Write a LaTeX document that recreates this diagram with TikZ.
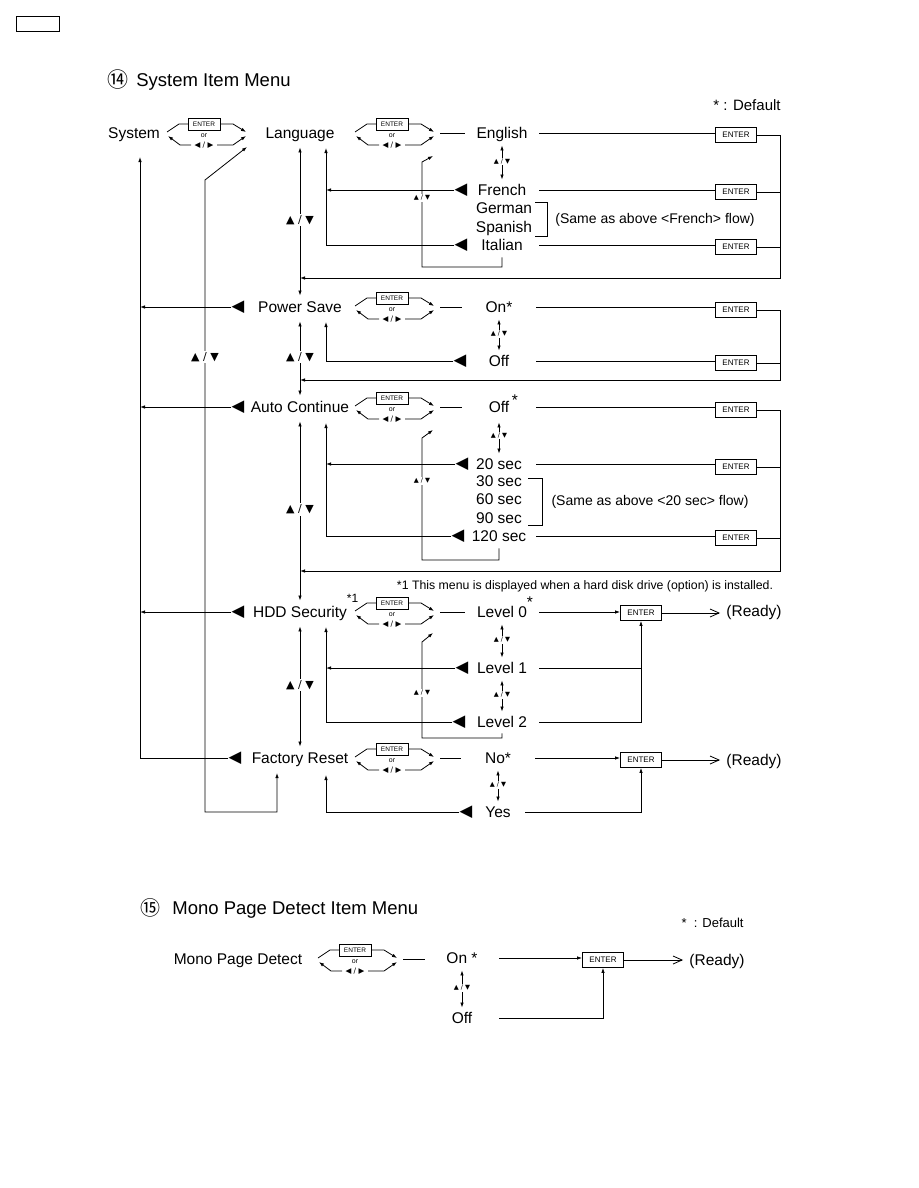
\documentclass[tikz,border=0pt]{standalone}
\usepackage{fontspec}
\setmainfont{Liberation Sans}
\newfontfamily\symfont{DejaVu Sans}
\newfontfamily\cjkfont{Noto Sans CJK JP}
\usetikzlibrary{arrows.meta,calc}
\newcommand\fs[1]{\fontsize{#1}{#1}\selectfont}

\tikzset{
  >={Latex[length=5pt,width=3.5pt]},
  lbl/.style={font=\fs{15.5}, inner sep=0pt, text height=12.6pt, text depth=1.5pt},
  menu/.style={lbl},
  val/.style={lbl, minimum width=74pt},
  note/.style={font=\fs{14}, inner sep=0pt, text height=11.5pt, text depth=1.5pt},
  fnote/.style={font=\fs{12.3}, inner sep=0pt, text height=10.3pt, text depth=1.5pt},
  title/.style={font=\fs{18.5}, inner sep=0pt, text height=14.7pt, text depth=1.5pt},
  tri/.style={font=\symfont\fs{16.5}, inner sep=0pt},
  ebox/.style={draw, font=\fs{8}, minimum width=41pt, minimum height=15pt, inner sep=0pt},
  selbox/.style={draw, font=\fs{6.5}, minimum width=32pt, minimum height=12pt, inner sep=0pt},
  tiny/.style={font=\fs{7}, inner sep=0pt},
  ud/.style={font=\symfont\fs{11}, fill=white, inner sep=1.5pt},
  sud/.style={font=\symfont\fs{6.5}, fill=white, inner sep=1pt},
  updn/.style={<->, shorten <=5pt, shorten >=3pt},
  menuv/.style={<->, shorten <=7pt, shorten >=4pt},
  ready/.style={-{Straight Barb[length=9pt,width=8pt]}, shorten >=6pt},
  pics/sel/.style={code={
    \node[selbox] (-box) at (0,-9) {ENTER};
    \node[tiny] (-or) at (0,3) {or};
    \node[tiny, font=\symfont\fs{7.5}] (-lr) at (0,12) {◀ / ▶};
    \coordinate (-r) at (43,0);
    \draw (-16,-9) -- (-25,-9) -- (-37,-1);
    \draw[->] (-13,12) -- (-24,12) -- (-36,3);
    \draw[->] (16,-9) -- (29,-9) -- (42,-1);
    \draw[->] (13,12) -- (29,12) -- (42,3);
  }},
}

\begin{document}
\begin{tikzpicture}[x=1pt, y=-1pt, line width=0.8pt]
  \useasboundingbox (0,0) rectangle (918,1188);
  \draw (16,16) rectangle (59,31);

  % system item menu
  \node[font=\cjkfont\fs{21}, inner sep=0pt] (n14) at (118,80) {⑭};
  \node[title, anchor=west] (t14) at (136,80) {System Item Menu};
  \node[lbl, font=\fs{15}, anchor=east] (def14) at (781,105) {* : Default};

  \node[menu] (sys) at (134,133) {System};
  \pic (sysS) at (204,133) {sel};
  \node[menu] (lang) at (300,133) {Language};
  \pic (langS) at (392,133) {sel};

  % language
  \node[val] (en) at (502,133) {English};
  \node[ebox] (enE) at (736,135) {ENTER};
  \node[tri] (frT) at (461,190) {◀};
  \node[val] (fr) at (502,190) {French};
  \node[ebox] (frE) at (736,192) {ENTER};
  \node[lbl] (ge) at (504,208) {German};
  \node[lbl] (sp) at (504,227) {Spanish};
  \node[note] (same1) at (655,218) {(Same as above <French> flow)};
  \node[tri] (itT) at (461,245) {◀};
  \node[val] (it) at (502,245) {Italian};
  \node[ebox] (itE) at (736,247) {ENTER};
  \coordinate (lgR) at (780,278);
  \coordinate (lgU) at (326,148);
  \coordinate (lgLp) at (433,156);

  \draw ([xshift=5pt]langS-r) -- (langS-r -| en.west);
  \draw (en.east) -- (en.east -| enE.west);
  \draw (fr.east) -- (fr.east -| frE.west);
  \draw (it.east) -- (it.east -| itE.west);
  \draw[->] (enE.east) -| (lgR) -- (lgR -| lang);
  \draw (frE.east) -- (frE.east -| lgR);
  \draw (itE.east) -- (itE.east -| lgR);
  \draw (535,202) -- (547,202) -- (547,236) -- (535,236);
  \draw[updn] (en.south) -- node[sud] {▲ / ▼} (fr.north);
  \draw[->] (frT.west) -- (frT.west -| lgU);
  \draw[->] (itT.west) -| (lgU);
  \draw[->] (it.south) ++(0,5) |- (422,267) -- (422,162) -- (lgLp);
  \node[sud] at (422,198) {▲ / ▼};

  % power save
  \node[tri] (psT) at (238,307) {◀};
  \node[menu] (ps) at (300,307) {Power Save};
  \pic (psS) at (392,307) {sel};
  \node[val] (on) at (499,307) {On*};
  \node[ebox] (onE) at (736,310) {ENTER};
  \node[tri] (offT) at (460,361) {◀};
  \node[val] (off) at (499,361) {Off};
  \node[ebox] (offE) at (736,363) {ENTER};
  \coordinate (psR) at (780,380);
  \coordinate (psU) at (326,322);

  \draw ([xshift=5pt]psS-r) -- (psS-r -| on.west);
  \draw (on.east) -- (on.east -| onE.west);
  \draw (off.east) -- (off.east -| offE.west);
  \draw[->] (onE.east) -| (psR) -- (psR -| ps);
  \draw (offE.east) -- (offE.east -| psR);
  \draw[updn] (on.south) -- node[sud] {▲ / ▼} (off.north);
  \draw[->] (offT.west) -| (psU);

  % auto continue
  \node[tri] (acT) at (238,407) {◀};
  \node[menu] (ac) at (300,407) {Auto Continue};
  \pic (acS) at (392,407) {sel};
  \node[val] (acoff) at (499,407) {Off\rlap{\,\raisebox{7pt}{*}}};
  \node[ebox] (acoffE) at (736,410) {ENTER};
  \node[tri] (s20T) at (462,464) {◀};
  \node[val] (s20) at (499,464) {20 sec};
  \node[ebox] (s20E) at (736,467) {ENTER};
  \node[lbl] (s30) at (499,481) {30 sec};
  \node[lbl] (s60) at (499,499) {60 sec};
  \node[lbl] (s90) at (499,518) {90 sec};
  \node[note] (same2) at (650,500) {(Same as above <20 sec> flow)};
  \node[tri] (s120T) at (458,536) {◀};
  \node[val] (s120) at (499,536) {120 sec};
  \node[ebox] (s120E) at (736,538) {ENTER};
  \coordinate (acR) at (780,571);
  \coordinate (acU) at (326,423);
  \coordinate (acLp) at (433,430);

  \draw ([xshift=5pt]acS-r) -- (acS-r -| acoff.west);
  \draw (acoff.east) -- (acoff.east -| acoffE.west);
  \draw (s20.east) -- (s20.east -| s20E.west);
  \draw (s120.east) -- (s120.east -| s120E.west);
  \draw[->] (acoffE.east) -| (acR) -- (acR -| ac);
  \draw (s20E.east) -- (s20E.east -| acR);
  \draw (s120E.east) -- (s120E.east -| acR);
  \draw (528,478) -- (542,478) -- (542,525) -- (528,525);
  \draw[updn, shorten <=8pt] (acoff.south) -- node[sud] {▲ / ▼} (s20.north);
  \draw[->] (s20T.west) -- (s20T.west -| acU);
  \draw[->] (s120T.west) -| (acU);
  \draw[->] (s120.south) ++(0,5) |- (422,560) -- (422,438) -- (acLp);
  \node[sud] at (422,481) {▲ / ▼};

  \node[fnote] (fn) at (585,585) {*1 This menu is displayed when a hard disk drive (option) is installed.};

  % hdd security
  \node[tri] (hddT) at (238,612) {◀};
  \node[menu] (hdd) at (300,612) {HDD Security\rlap{\fs{12}\raisebox{15pt}{*1}}};
  \pic (hddS) at (392,612) {sel};
  \node[val] (lv0) at (502,612) {Level 0\rlap{\raisebox{10pt}{*}}};
  \node[ebox] (lv0E) at (641,613) {ENTER};
  \node[lbl] (rdy1) at (754,611) {(Ready)};
  \node[tri] (lv1T) at (462,668) {◀};
  \node[val] (lv1) at (502,668) {Level 1};
  \node[tri] (lv2T) at (459,722) {◀};
  \node[val] (lv2) at (502,722) {Level 2};
  \coordinate (hdU) at (326,627);
  \coordinate (hdLp) at (433,633);

  \draw ([xshift=5pt]hddS-r) -- (hddS-r -| lv0.west);
  \draw[->] (lv0.east) -- (lv0.east -| lv0E.west);
  \draw[ready] (lv0E.east) -- (lv0E.east -| rdy1.west);
  \draw (lv1.east) -- (lv1.east -| lv0E);
  \draw[->] (lv2.east) -| (lv0E.south);
  \draw[updn] (lv0.south) -- node[sud] {▲ / ▼} (lv1.north);
  \draw[updn] (lv1.south) -- node[sud] {▲ / ▼} (lv2.north);
  \draw[->] (lv1T.west) -- (lv1T.west -| hdU);
  \draw[->] (lv2T.west) -| (hdU);
  \draw[->] (lv2.south) ++(0,4) |- (422,738) -- (422,642) -- (hdLp);
  \node[sud] at (422,693) {▲ / ▼};

  % factory reset
  \node[tri] (frsT) at (235,758) {◀};
  \node[menu] (frs) at (300,758) {Factory Reset};
  \pic (frsS) at (392,758) {sel};
  \node[val] (no) at (498,758) {No*};
  \node[ebox] (noE) at (641,760) {ENTER};
  \node[lbl] (rdy2) at (754,760) {(Ready)};
  \node[tri] (yesT) at (466,812) {◀};
  \node[val, minimum width=54pt] (yes) at (498,812) {Yes};
  \coordinate (frU) at (326,775);

  \draw ([xshift=5pt]frsS-r) -- (frsS-r -| no.west);
  \draw[->] (no.east) -- (no.east -| noE.west);
  \draw[ready] (noE.east) -- (noE.east -| rdy2.west);
  \draw[->] (yes.east) -| (noE.south);
  \draw[updn] (no.south) -- node[sud] {▲ / ▼} (yes.north);
  \draw[->] (yesT.west) -| (frU);

  % menu column
  \draw[menuv] (lang.south) -- node[ud] {▲ / ▼} (ps.north);
  \draw[menuv] (ps.south) -- node[ud] {▲ / ▼} (ac.north);
  \draw[menuv] (ac.south) -- node[ud] {▲ / ▼} (hdd.north);
  \draw[menuv] (hdd.south) -- node[ud] {▲ / ▼} (frs.north);

  % back to system
  \coordinate (sysU) at (140,157);
  \coordinate (sysB) at (247,147);
  \coordinate (frsB) at (277,773);
  \draw[->] (frsT.west) -| (sysU);
  \draw[->] (psT.west) -- (psT.west -| sysU);
  \draw[->] (acT.west) -- (acT.west -| sysU);
  \draw[->] (hddT.west) -- (hddT.west -| sysU);
  \draw[<->] (frsB) |- (205,812) -- (205,180) -- (sysB);
  \node[ud] at (205,357) {▲ / ▼};

  % mono page detect item menu
  \node[font=\cjkfont\fs{20}, inner sep=0pt] (n15) at (150,908) {⑮};
  \node[title, anchor=west] (t15) at (172,908) {Mono Page Detect Item Menu};
  \node[lbl, font=\fs{13}, anchor=east] (def15) at (744,922) {*\ \ : Default};

  \node[menu] (mpd) at (238,959) {Mono Page Detect};
  \pic (mpdS) at (355,959) {sel};
  \node[val] (mon) at (462,958) {On *};
  \node[ebox] (monE) at (603,960) {ENTER};
  \node[lbl] (rdy3) at (717,960) {(Ready)};
  \node[val] (moff) at (462,1018) {Off};

  \draw ([xshift=5pt]mpdS-r) -- (mpdS-r -| mon.west);
  \draw[->] (mon.east) -- (mon.east -| monE.west);
  \draw[ready] (monE.east) -- (monE.east -| rdy3.west);
  \draw[->] (moff.east) -| (monE.south);
  \draw[updn] (mon.south) -- node[sud] {▲ / ▼} (moff.north);
\end{tikzpicture}
\end{document}
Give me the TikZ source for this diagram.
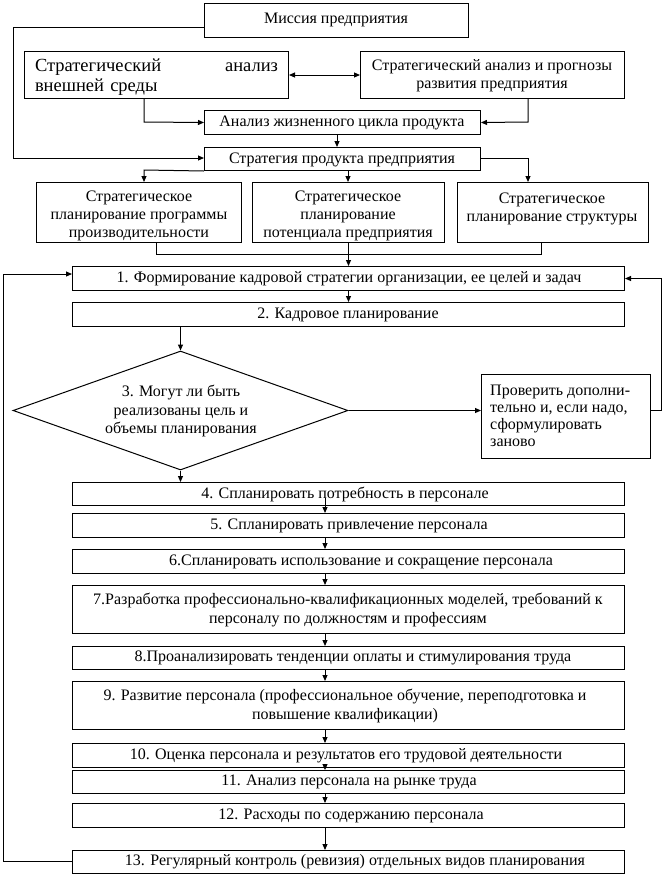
\documentclass[tikz,border=0pt]{standalone}
\usepackage{fontspec}
\setmainfont{Liberation Serif}
\usetikzlibrary{arrows.meta,shapes.geometric}
\begin{document}
\begin{tikzpicture}[x=1pt,y=-1pt,
  box/.style={draw, line width=1pt, inner sep=0pt, anchor=north west},
  txt/.style={inner sep=0pt, font=\fontsize{16}{18.4}\selectfont, align=center},
  arr/.style={line width=1pt, -{Triangle[length=6pt,width=5pt]}},
  dbl/.style={line width=1pt, {Triangle[length=6pt,width=5pt]}-{Triangle[length=6pt,width=5pt]}},
  ln/.style={line width=1pt}]
\useasboundingbox (0,0) rectangle (662,876);
% boxes
\node[box, minimum width=264pt, minimum height=34pt] (mission) at (204,3) {};
\node[box, minimum width=264pt, minimum height=47pt] (ext) at (24,51) {};
\node[box, minimum width=264pt, minimum height=47pt] (fore) at (360,51) {};
\node[box, minimum width=276pt, minimum height=24pt] (life) at (204,110) {};
\node[box, minimum width=276pt, minimum height=23pt] (strat) at (204,147) {};
\node[box, minimum width=205pt, minimum height=60pt] (p1) at (36,182) {};
\node[box, minimum width=192pt, minimum height=60pt] (p2) at (252,182) {};
\node[box, minimum width=191pt, minimum height=60pt] (p3) at (457,182) {};
\node[box, minimum width=552pt, minimum height=24pt] (b1) at (72,266) {};
\node[box, minimum width=552pt, minimum height=24pt] (b2) at (72,302) {};
\node[draw, diamond, line width=1pt, inner sep=0pt, aspect=2.815,
      minimum width=335pt, minimum height=119pt] (dia) at (180.5,410.5) {};
\node[box, minimum width=169pt, minimum height=84pt] (check) at (481,374) {};
\node[box, minimum width=552pt, minimum height=23pt] (b4) at (72,482) {};
\node[box, minimum width=552pt, minimum height=24pt] (b5) at (72,513) {};
\node[box, minimum width=552pt, minimum height=24pt] (b6) at (72,549) {};
\node[box, minimum width=552pt, minimum height=48pt] (b7) at (72,585) {};
\node[box, minimum width=552pt, minimum height=23pt] (b8) at (72,646) {};
\node[box, minimum width=552pt, minimum height=48pt] (b9) at (72,681) {};
\node[box, minimum width=552pt, minimum height=24pt] (b10) at (72,743) {};
\node[box, minimum width=552pt, minimum height=23pt] (b11) at (72,770) {};
\node[box, minimum width=552pt, minimum height=24pt] (b12) at (72,803) {};
\node[box, minimum width=552pt, minimum height=23pt] (b13) at (72,850) {};
% texts
\node[txt] (t-mission) at (336,20) {Миссия предприятия};
\node[txt, font=\fontsize{18.5}{20}\selectfont, text width=243pt, align=left] (t-ext) at (156.5,77)
  {\hbox to 243pt{Стратегический\hfill анализ}\\внешней среды};
\node[txt] (t-fore) at (492,76) {Стратегический анализ и прогнозы\\развития предприятия};
\node[txt] (t-life) at (342,123) {Анализ жизненного цикла продукта};
\node[txt] (t-strat) at (342,160) {Стратегия продукта предприятия};
\node[txt] (t-p1) at (139,216) {Стратегическое\\планирование программы\\производительности};
\node[txt] (t-p2) at (348,216) {Стратегическое\\планирование\\потенциала предприятия};
\node[txt] (t-p3) at (552,209) {Стратегическое\\планирование структуры};
\node[txt] (t-b1) at (349,279) {1. Формирование кадровой стратегии организации, ее целей и задач};
\node[txt] (t-b2) at (348,315) {2. Кадровое планирование};
\node[txt] (t-dia) at (181,411) {3. Могут ли быть\\реализованы цель и\\объемы планирования};
\node[txt, align=left, font=\fontsize{16}{17}\selectfont, anchor=west] (t-check) at (490,416)
  {Проверить дополни-\\тельно и, если надо,\\сформулировать\\заново};
\node[txt] (t-b4) at (345,494) {4. Спланировать потребность в персонале};
\node[txt] (t-b5) at (349,526) {5. Спланировать привлечение персонала};
\node[txt] (t-b6) at (361,562) {6.Спланировать использование и сокращение персонала};
\node[txt] (t-b7) at (348,610) {7.Разработка профессионально-квалификационных моделей, требований к\\персоналу по должностям и профессиям};
\node[txt] (t-b8) at (353,658) {8.Проанализировать тенденции оплаты и стимулирования труда};
\node[txt] (t-b9) at (345,706) {9. Развитие персонала (профессиональное обучение, переподготовка и\\повышение квалификации)};
\node[txt] (t-b10) at (346,756) {10. Оценка персонала и результатов его трудовой деятельности};
\node[txt] (t-b11) at (349,782) {11. Анализ персонала на рынке труда};
\node[txt] (t-b12) at (351,816) {12. Расходы по содержанию персонала};
\node[txt] (t-b13) at (355,862) {13. Регулярный контроль (ревизия) отдельных видов планирования};
% connector points
\coordinate (c1) at (13,27);
\coordinate (c2) at (13,158);
\coordinate (c3) at (144,122);
\coordinate (c4) at (528,122);
\coordinate (c5) at (337,140);
\coordinate (c6) at (144,170);
\coordinate (c7) at (348,176);
\coordinate (c8) at (528,158.5);
\coordinate (c9) at (156,254);
\coordinate (c10) at (541,254);
\coordinate (c11) at (661,410);
\coordinate (c12) at (325,498);
\coordinate (c13) at (3,861.5);
\coordinate (c14) at (3,274);
% connectors
\draw[arr] (mission.west |- c1) -- (c1) -- (c2) -- (strat.west |- c2);
\draw[dbl] (ext.east) -- (fore.west);
\draw[arr] (ext.south -| c3) -- (c3) -- (life.west);
\draw[arr] (fore.south -| c4) -- (c4) -- (life.east);
\draw[arr] (life.south -| c5) -- (strat.north -| c5);
\draw[arr] (strat.south west) -- (c6) -- (p1.north -| c6);
\draw[arr] (strat.south -| c7) -- (p2.north -| c7);
\draw[arr] (strat.east |- c8) -- (c8) -- (p3.north -| c8);
\draw[ln] (p1.south -| c9) -- (c9) -- (c10) -- (p3.south -| c10);
\draw[arr] (p2.south) -- (b1.north);
\draw[arr] (b1.south) -- (b2.north);
\draw[arr] (b2.south -| dia.north) -- (dia.north);
\draw[arr] (dia.east) -- (check.west |- dia.east);
\draw[arr] (check.east |- c11) -- (c11) -- (c11 |- b1.east) -- (b1.east);
\draw[arr] (dia.south) -- (b4.north -| dia.south);
\draw[arr] (c12) -- (b5.north -| c12);
\foreach \a/\b in {b5/b6,b6/b7,b7/b8,b8/b9,b9/b10,b10/b11,b11/b12,b12/b13}
  \draw[arr] (\a.south -| c12) -- (\b.north -| c12);
\draw[arr] (b13.west |- c13) -- (c13) -- (c14) -- (b1.west |- c14);
\end{tikzpicture}
\end{document}
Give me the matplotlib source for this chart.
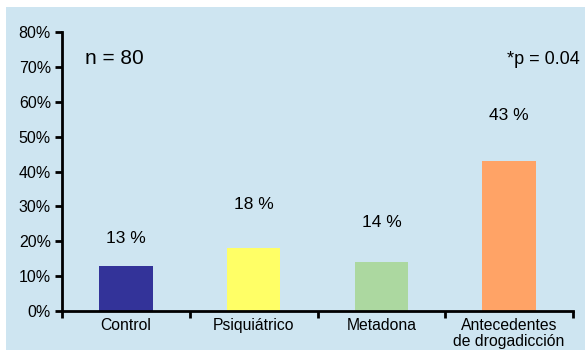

:::

# TASK DETAILS
Select every line in the records above that contains the word "diagram".

# SOLUTION TO THE EXERCISE
Write a LaTeX document that recreates this diagram with TikZ.
Give me the TikZ source for this diagram.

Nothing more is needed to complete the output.